Snow and frustration


It’s been a frustrating time preparing for an exhibition in Cambridge and not much painting, all publicity and organisation. But today I have had 2 sitters back to finish off. Paintings are in some ways only finished when they are beyond reach and one cannot do any more to them, keep em around and there will always be more to do. Four frames arrived today in big boxes, looking forward to the unpacking and seeing what the pictures look like, dressed.

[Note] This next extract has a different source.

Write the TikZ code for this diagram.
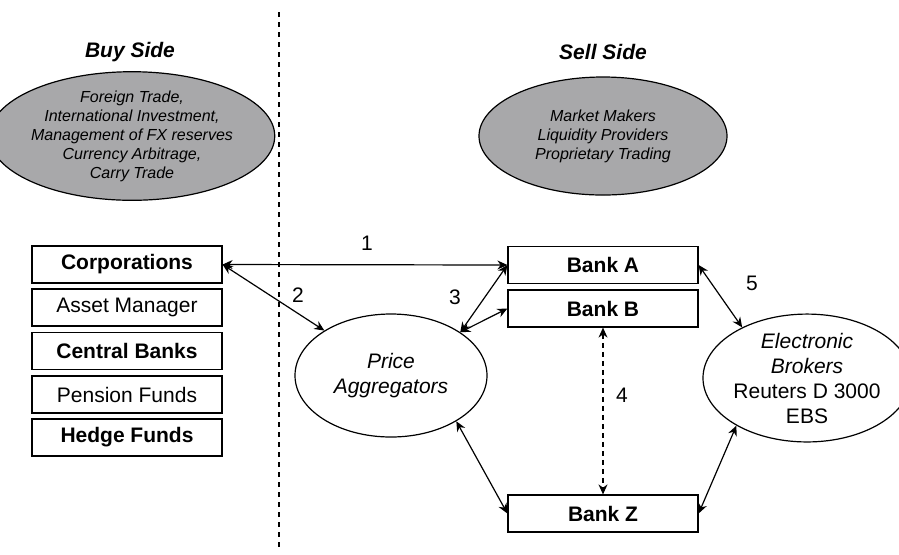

But all's well walking at night with the dogs. So cold after four days of snow and now the coldest night of the winter and a there’s a moon! A fine, high three quarter moon shining in thru the woods and the tree branches dogs and me we all have crisp silhouette shadows the dogs paws click clack on the frozen path and swish in the snow and crack thru the frozen mud. What a joy to be out at midnight in woods so cold and and the branches’ shadows patterned onto the snow so bright in the moonlight it’s clearer than in the day. Half a million people asleep or watching cras Ross on the television and all only twenty minutes from this heaven, timeless as a Breugel snowscape or a medieval hymn, a christmas carol or Victorian elegy. White slim Chillie does her fifty yard sprint ahead, turns and greyhound and gazelle leaping thru snow and onto and off the path and now behind, growls at sturdy steady Othello black against the snow and then she’s off ahead again.. heavy black beast trips sturdily on smelling badger and fox and keeping his turn or speed for the chase. Down off the path to collect wood from my pile and youthful Chillie leaping up at the log on my shoulder and the moon separating shadow from dog and then bouncing them together again as she falls. Snow drifted and deep here and I should have bought gaiters , cold in the boots… Swap shoulders to ease the pain of carrying in the fire for some evening in the autumnand back to the road and the neon takes out the shyer moon and turns the shadows to a dirty yellow slushy brown and down the snow covered road to home. Toast and fill the bread machine and world music on Radio three and bed.

Thursday 1 January 2009

Celebrating being alive, with the dog.

Dog walking. There are bits of ordinary days that are closer to the essence. If painting is worth the effort of doing or being looked at, then it must be touching something essential. So what is essential? Dog walking gets there, ticks lots of boxes.
I just went out, it's new years day, it's very cold and there's a hoar frost magically placed just on the tops of the trees and not on trunk or ground. The valley looks as if it has been glazed with icing sugar, swept with a wand by an ice queen, beautiful and blessed. I'm 56 and have never quite seen the like. So the dog got me out and the year is only hours old and life is lovely, I'm humbled and elevated and enriched.